Singularities of $f(x)=\left(\sqrt{x+1}-\sqrt{x}\right)^{\alpha}$

Question

I'm working with the following function

$$f(x)=\left(\sqrt{x+1}-\sqrt{x}\right)^{\alpha}=\left(\frac{1}{\sqrt{x+1}+\sqrt{x}}\right)^{\alpha}$$

with $x\in[0,\infty)$ and $\alpha\in\mathbb{R}$. More specific, with the Taylor expansion $$\sum_{n=0}^{\infty}\frac{f^{(n)}(x_0)}{n!}(x-x_0)$$

I remember that $R$ the radius of convergence of this series is related with its singulary points, that is, $R$ is at least the minimum distance between $x_0$ and its singularities.

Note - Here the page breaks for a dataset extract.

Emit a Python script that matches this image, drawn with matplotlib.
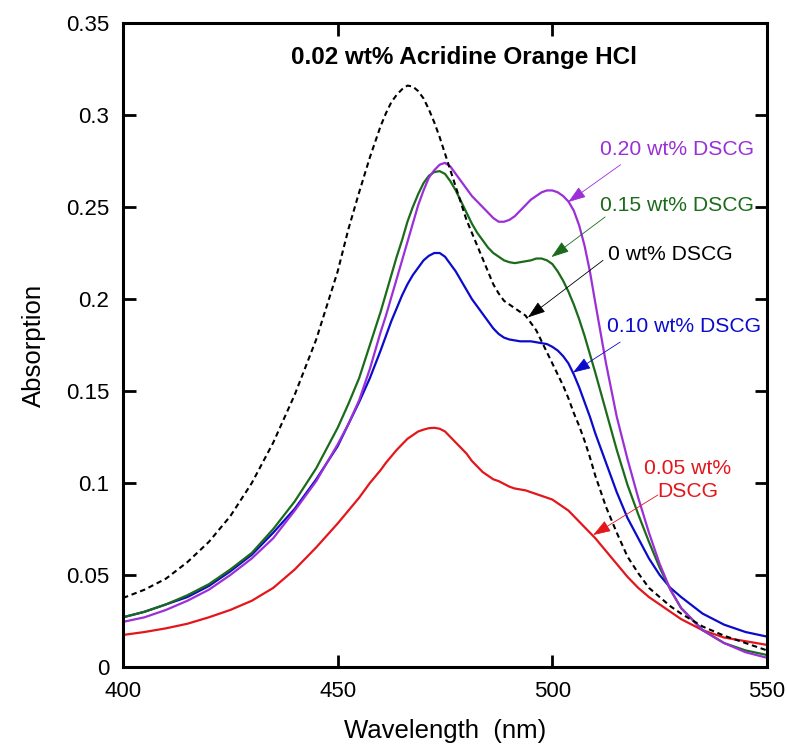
import matplotlib
matplotlib.use("Agg")
import matplotlib.pyplot as plt

plt.rcParams['font.family'] = ['Liberation Sans', 'DejaVu Sans']

wavelength = [400, 405, 410, 415, 420, 425, 430, 435, 440, 445, 450, 452.5, 455, 457.5,
              460, 461.25, 462.5, 463.75, 465, 466.25, 467.5, 468.75, 470, 471.25,
              472.5, 473.75, 475, 476.25, 477.5, 478.75, 480, 481.25, 482.5, 483.75,
              485, 486.25, 487.5, 488.75, 490, 491.25, 492.5, 493.75, 495, 496.25,
              497.5, 498.75, 500, 501.25, 502.5, 503.75, 505, 506.25, 507.5, 508.75, 510,
              512.5, 515, 517.5, 520, 522.5, 525, 527.5, 530, 535, 540, 545, 550]

abs_0 = [0.0375, 0.042, 0.048, 0.057, 0.068, 0.082, 0.100, 0.122, 0.148, 0.178, 0.215, 0.238, 0.258, 0.277,
         0.294, 0.301, 0.307, 0.311, 0.314, 0.316, 0.3155, 0.313, 0.309, 0.303,
         0.296, 0.288, 0.279, 0.270, 0.261, 0.252, 0.243, 0.236, 0.229, 0.222,
         0.215, 0.208, 0.203, 0.199, 0.197, 0.195, 0.193, 0.191, 0.187, 0.183,
         0.177, 0.171, 0.165, 0.159, 0.153, 0.146, 0.138, 0.131, 0.123, 0.114, 0.104,
         0.087, 0.073, 0.060, 0.051, 0.043, 0.038, 0.033, 0.029, 0.022, 0.017, 0.013, 0.009]

abs_005 = [0.0174, 0.019, 0.021, 0.0235, 0.027, 0.031, 0.036, 0.043, 0.053, 0.065, 0.078, 0.085, 0.092, 0.100,
           0.107, 0.111, 0.1145, 0.118, 0.121, 0.124, 0.126, 0.128, 0.129, 0.1298,
           0.130, 0.1295, 0.128, 0.125, 0.122, 0.119, 0.116, 0.112, 0.109, 0.106,
           0.104, 0.102, 0.101, 0.0995, 0.098, 0.097, 0.0965, 0.096, 0.095, 0.094,
           0.093, 0.092, 0.091, 0.089, 0.087, 0.085, 0.082, 0.079, 0.076, 0.073, 0.070,
           0.063, 0.056, 0.049, 0.043, 0.038, 0.034, 0.030, 0.026, 0.020, 0.016, 0.014, 0.012]

abs_010 = [0.027, 0.030, 0.034, 0.038, 0.044, 0.052, 0.061, 0.073, 0.086, 0.102, 0.120, 0.132, 0.144, 0.157,
           0.172, 0.180, 0.188, 0.195, 0.202, 0.208, 0.213, 0.217, 0.221, 0.2235,
           0.225, 0.225, 0.223, 0.219, 0.215, 0.210, 0.205, 0.200, 0.196, 0.192,
           0.188, 0.184, 0.181, 0.179, 0.178, 0.1775, 0.177, 0.177, 0.177, 0.1765,
           0.176, 0.1755, 0.174, 0.172, 0.169, 0.165, 0.159, 0.152, 0.144, 0.136, 0.127,
           0.111, 0.095, 0.081, 0.070, 0.059, 0.050, 0.043, 0.038, 0.029, 0.023, 0.019, 0.0165]

abs_015 = [0.027, 0.030, 0.034, 0.039, 0.045, 0.053, 0.062, 0.075, 0.090, 0.108, 0.130, 0.143, 0.157, 0.175,
           0.193, 0.203, 0.213, 0.223, 0.232, 0.242, 0.250, 0.257, 0.263, 0.267,
           0.269, 0.2695, 0.268, 0.264, 0.259, 0.253, 0.247, 0.241, 0.236, 0.232,
           0.228, 0.225, 0.223, 0.221, 0.220, 0.2195, 0.220, 0.2205, 0.221, 0.222,
           0.222, 0.221, 0.219, 0.215, 0.210, 0.204, 0.197, 0.189, 0.180, 0.170, 0.160,
           0.139, 0.118, 0.099, 0.083, 0.068, 0.054, 0.042, 0.032, 0.020, 0.013, 0.009, 0.0065]

abs_020 = [0.0245, 0.027, 0.031, 0.036, 0.042, 0.050, 0.059, 0.070, 0.085, 0.101, 0.121, 0.132, 0.145, 0.162,
           0.182, 0.191, 0.201, 0.211, 0.221, 0.231, 0.241, 0.251, 0.259, 0.266,
           0.270, 0.273, 0.274, 0.272, 0.268, 0.264, 0.260, 0.256, 0.253, 0.250,
           0.247, 0.244, 0.242, 0.242, 0.243, 0.245, 0.248, 0.251, 0.254, 0.256,
           0.258, 0.259, 0.259, 0.258, 0.256, 0.253, 0.248, 0.240, 0.229, 0.215, 0.198,
           0.165, 0.136, 0.113, 0.092, 0.073, 0.056, 0.042, 0.032, 0.020, 0.013, 0.008, 0.005]

c_purple = '#9b2fd8'
c_green = '#1b6b1b'
c_blue = '#0b0bcc'
c_red = '#e3161b'

fig = plt.figure(figsize=(7.87, 7.5), dpi=100)
ax = fig.add_axes([0.1563, 0.1107, 0.8183, 0.8586])

ax.plot(wavelength, abs_005, color=c_red, lw=1.6)
ax.plot(wavelength, abs_010, color=c_blue, lw=1.6)
ax.plot(wavelength, abs_015, color=c_green, lw=1.6)
ax.plot(wavelength, abs_020, color=c_purple, lw=1.6)
ax.plot(wavelength, abs_0, color='black', lw=1.5, linestyle=(0, (2.6, 1.8)))

ax.set_xlim(400, 550)
ax.set_ylim(0, 0.35)
ax.set_xticks([400, 450, 500, 550])
ax.set_xticklabels(['400', '450', '500', '550'])
ax.set_yticks([0, 0.05, 0.1, 0.15, 0.2, 0.25, 0.3, 0.35])
ax.set_yticklabels(['0', '0.05', '0.1', '0.15', '0.2', '0.25', '0.3', '0.35'])
ax.tick_params(direction='in', length=9, width=2, labelsize=16, top=True, right=True,
               pad=10)
for s in ax.spines.values():
    s.set_linewidth(2.2)

ax.set_xlabel('Wavelength  (nm)', fontsize=18.5, labelpad=12)
ax.set_ylabel('Absorption', fontsize=18.5, labelpad=14)

ax.text(479.5, 0.3315, '0.02 wt% Acridine Orange HCl', fontsize=17.5, fontweight='bold',
        ha='center', va='center')

def arrow(tail, head, color):
    ax.annotate('', xy=head, xytext=tail,
                arrowprops=dict(arrowstyle='-|>,head_length=1.1,head_width=0.38', color=color,
                                lw=0.6, shrinkA=0, shrinkB=0))

fs = 15.2
ax.text(511.1, 0.281, '0.20 wt% DSCG', color=c_purple, fontsize=fs, va='center')
arrow((515.9, 0.273), (503.7, 0.2527), c_purple)
ax.text(511.1, 0.251, '0.15 wt% DSCG', color=c_green, fontsize=fs, va='center')
arrow((512.3, 0.2446), (499.8, 0.2228), c_green)
ax.text(513.0, 0.224, '0 wt% DSCG', color='black', fontsize=fs, va='center')
arrow((511.8, 0.221), (494.3, 0.190), 'black')
ax.text(512.7, 0.185, '0.10 wt% DSCG', color=c_blue, fontsize=fs, va='center')
arrow((515.8, 0.1766), (504.8, 0.160), c_blue)
ax.text(531.6, 0.1016, '0.05 wt%\nDSCG', color=c_red, fontsize=fs, va='center', ha='center',
        linespacing=1.25)
arrow((524.6, 0.0935), (509.5, 0.0717), c_red)

fig.savefig('out.png', dpi=100)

• First at all, ¿it's this true?
• An then, What are the singularities, if any, of this function?

Thanks in advance!!

Answer 1

Singularity of $\sqrt{x}$ is $x=0$.

Singularity of $\sqrt{x+1}$ is $x=-1$.

Singularity for the $\alpha$ power is where $\sqrt{x+1}-\sqrt{x} = 0$. (Unless $\alpha$ is a nonnegative integer) Are there any complex numbers $x$ that satisfy this?

So these are the only candidates for your singularity.